Somewhere between 150,000 and
300,000 people – chose your source – rallied yesterday against the
government’s workplace relations legislation. Was it the last hurrah
for the old industrial relations club, as Paddy McGuinness suggests today, or was Kim Beazley right when he said that “this is a battle for ordinary Australian life”?

John Howard has dismissed the protests, insisting that a “silent” majority support his industrial relations changes. Business lobbyist Peter Hendy says
“The ACTU has failed to scratch together 10% of its own membership to
its so-called day of protest — it means that something like 98% plus of
Australian workers ignored the call to protest against WorkChoices”.

The
protesters clearly weren’t all swinging voters from marginal seats –
but that doesn’t mean their political potency should be underestimated.

Here’s what one attendee told Crikey about the protest they attended:

Sure, there was the trade union choir and tens of thousands
of tradies and that might look and feel old hat, but there were more
women and children than I’d ever seen at a rally (and I’ve been to most
of them). There was also a sharper use of language and message than I’d
seen before. Every speaker said “we’re here to support working
families” and the big ALP banner strategically placed said “Sticking up
for working families”. Every politician mentioned petrol prices and
mortgages and the fact that overtime and penalty rates help people pay
for those rises. Every pollie and unionist talked about values and a
fair go. It was very slick and I know it was all focus group tested.
What wasn’t slick was the crowd not always knowing when to clap or
cheer. I think it’s because there were actually a large number of
ordinary people there not experienced in the political theatre of
rallies. The union blokes may be old hat but they know when to clap and
cheer. The women and kids just looked miserable but determined.

Crikey
understands that the trade union movement is running a very
sophisticated campaign against the workplace relations laws. An
informed source says “they are spending bulk money on this including
more market research than most political parties use for an election…
it is the sharpest political campaign going around.”
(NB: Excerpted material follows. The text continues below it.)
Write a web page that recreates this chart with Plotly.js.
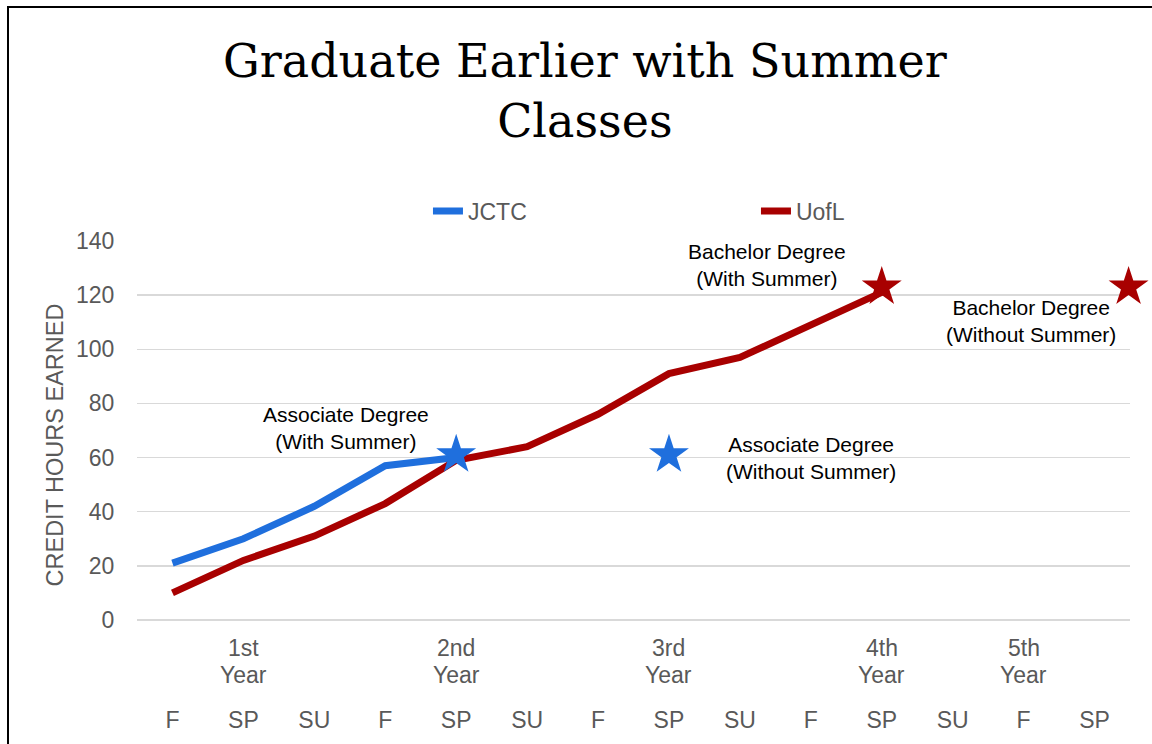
<!DOCTYPE html>
<html>
<head>
<meta charset="utf-8">
<script src="https://cdn.plot.ly/plotly-3.0.1.min.js"></script>
<style>
html,body{margin:0;padding:0;background:#fff;overflow:hidden;}
#chart{width:1152px;height:744px;}
#frame{position:absolute;left:7px;top:6px;width:1200px;height:800px;border-left:2px solid #000;border-top:2px solid #000;pointer-events:none;}
</style>
</head>
<body>
<div id="chart"></div>
<div id="frame"></div>
<script>
// ---- data ----
const terms = ["F","SP","SU","F","SP","SU","F","SP","SU","F","SP","SU","F","SP"];
const yearLabels = ["1st","2nd","3rd","4th","5th"];
const yearWord = "Year";
const yearTermIndex = [1,4,7,10,12];
const jctcValues = [21,30,42,57,60];
const uoflValues = [10,22,31,43,59,64,76,91,97,109,121];
const jctcStarIndex = [4,7];
const jctcStarValues = [61,61];
const uoflStarIndex = [10,13.48];
const uoflStarValues = [123,123];
const noteTexts = [
  "Associate Degree<br>(With Summer)",
  "Bachelor Degree<br>(With Summer)",
  "Bachelor Degree<br>(Without Summer)",
  "Associate Degree<br>(Without Summer)"
];
const noteX = [2.45,8.38,12.1,9.0];
const noteY = [71,131,110.5,59.7];

const idx = terms.map((_,i)=>i);
const blue = "#1f6fdd";
const red = "#a80000";
const grey = "#595959";
const sans = "Liberation Sans, Arial, sans-serif";

const traces = [
  {x: idx.slice(0,jctcValues.length), y: jctcValues, name:"JCTC", mode:"lines",
   line:{color:blue,width:7}},
  {x: idx.slice(0,uoflValues.length), y: uoflValues, name:"UofL", mode:"lines",
   line:{color:red,width:7}},
  {x: jctcStarIndex, y: jctcStarValues, mode:"markers", showlegend:false, cliponaxis:false,
   marker:{symbol:"star",size:30,color:blue}},
  {x: uoflStarIndex, y: uoflStarValues, mode:"markers", showlegend:false, cliponaxis:false,
   marker:{symbol:"star",size:30,color:red}}
];

const annotations = noteTexts.map((t,i)=>({
  x: noteX[i], y: noteY[i], xref:"x", yref:"y", text:t, showarrow:false,
  font:{family:sans,size:21,color:"#000"}, align:"center"
}));
yearLabels.forEach((t,i)=>{
  annotations.push({
    x: yearTermIndex[i], y: -0.0739, xref:"x", yref:"paper", text:t, showarrow:false,
    yanchor:"middle", font:{family:sans,size:23,color:grey}
  });
  annotations.push({
    x: yearTermIndex[i], y: -0.1451, xref:"x", yref:"paper", text:yearWord, showarrow:false,
    yanchor:"middle", font:{family:sans,size:23,color:grey}
  });
});
annotations.push({
  x: -0.083, y: 0.462, xref:"paper", yref:"paper", text:"CREDIT HOURS EARNED",
  textangle:-90, showarrow:false, xanchor:"center", yanchor:"middle",
  font:{family:sans,size:23.5,color:grey}
});
annotations.push({
  x: 0.451, y: 1.3958, xref:"paper", yref:"paper", text:"Graduate Earlier with Summer<br>Classes",
  showarrow:false, xanchor:"center", yanchor:"middle",
  font:{family:"DejaVu Serif, Georgia, serif", size:46, color:"#000"}
});

const layout = {
  width:1152, height:744,
  margin:{l:137,r:22,t:241,b:124},
  paper_bgcolor:"#fff", plot_bgcolor:"#fff",
  showlegend:true,
  legend:{orientation:"h", xref:"container", yref:"container",
    x:0.3715, xanchor:"left", y:0.7164, yanchor:"middle",
    entrywidth:283, entrywidthmode:"pixels",
    font:{family:sans,size:23,color:grey}},
  xaxis:{type:"linear", range:[-0.5,13.5], tickmode:"array", tickvals:idx, ticktext:terms,
    showgrid:false, zeroline:false, showline:false,
    ticks:"outside", ticklen:79, tickcolor:"rgba(0,0,0,0)",
    tickfont:{family:sans,size:23,color:grey}, fixedrange:true},
  yaxis:{range:[0,140], dtick:20, showgrid:true, gridcolor:"#d9d9d9", gridwidth:1.5,
    zeroline:true, zerolinecolor:"#d9d9d9", zerolinewidth:1.5, showline:false,
    ticks:"outside", ticklen:17, tickcolor:"rgba(0,0,0,0)",
    tickfont:{family:sans,size:23,color:grey}},
  annotations: annotations
};

Plotly.newPlot("chart", traces, layout, {displayModeBar:false, staticPlot:true});
</script>
</body>
</html>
As they would. It’s their one shot in the locker.

The
government’s main message – suggesting that such rallies are out of
date, that unions are old hat – has no doubt been carefully
market-tested, too.

But
as Crikey has said all along, union and ALP case studies – people with
tales of woe – are much easier to relate to than lines and stats and
facts designed to reinforce the government’s economic management record.

This
report of a conversation between a television reporter covering a rally
and his cameraman passed onto Crikey says plenty: “There’s an Andrews
presser at 2pm but I don’t think I’m going to go. We’ve got our story”.
Are the media already switching off?

The
government must hope there are only a few Joanne Lees – the childcare
worker who addressed the Sydney rally. “I voted for Mr Howard at the last
election but I did not vote for him to take away my rights,” she said,
claiming she was fired two days into a new role with Cubby House
Australia, where she had worked for 15 years, because she had spoken up
about workers’ rights.

This is a battle of winners and losers.
“43% of all workers in the West Australian resource sector are employed
under AWAs and if AWAs are swept away it will affect the
competitiveness of the greatest export industry this country has at the
present time,” the Prime Minister told journalists
travelling with him in China yesterday. “In the last ten years, in the
whole of the mining industry there has been a dramatic disappearance of
industrial disputes.”

Well, yes. Workers have nothing to sell
but their labour – and would-be mining workers are in a seller’s
market. If you’ve got the skills or strength or stamina to head to
Karratha, you’ll do OK. But markets have winners and
losers. If you’re a worker in the inner city with no skills and English
as a second language, watch out for that AWA.

That’s what this
battle is about. The union movement and the ALP are going to show us
the losers as they want to persuade us that we’ll all be losers under
the new industrial relations system. The government will point to the
strength of the economy, to the falling incidence of strikes and tell
us to get with the strength.

It’s up to us who we chose to believe.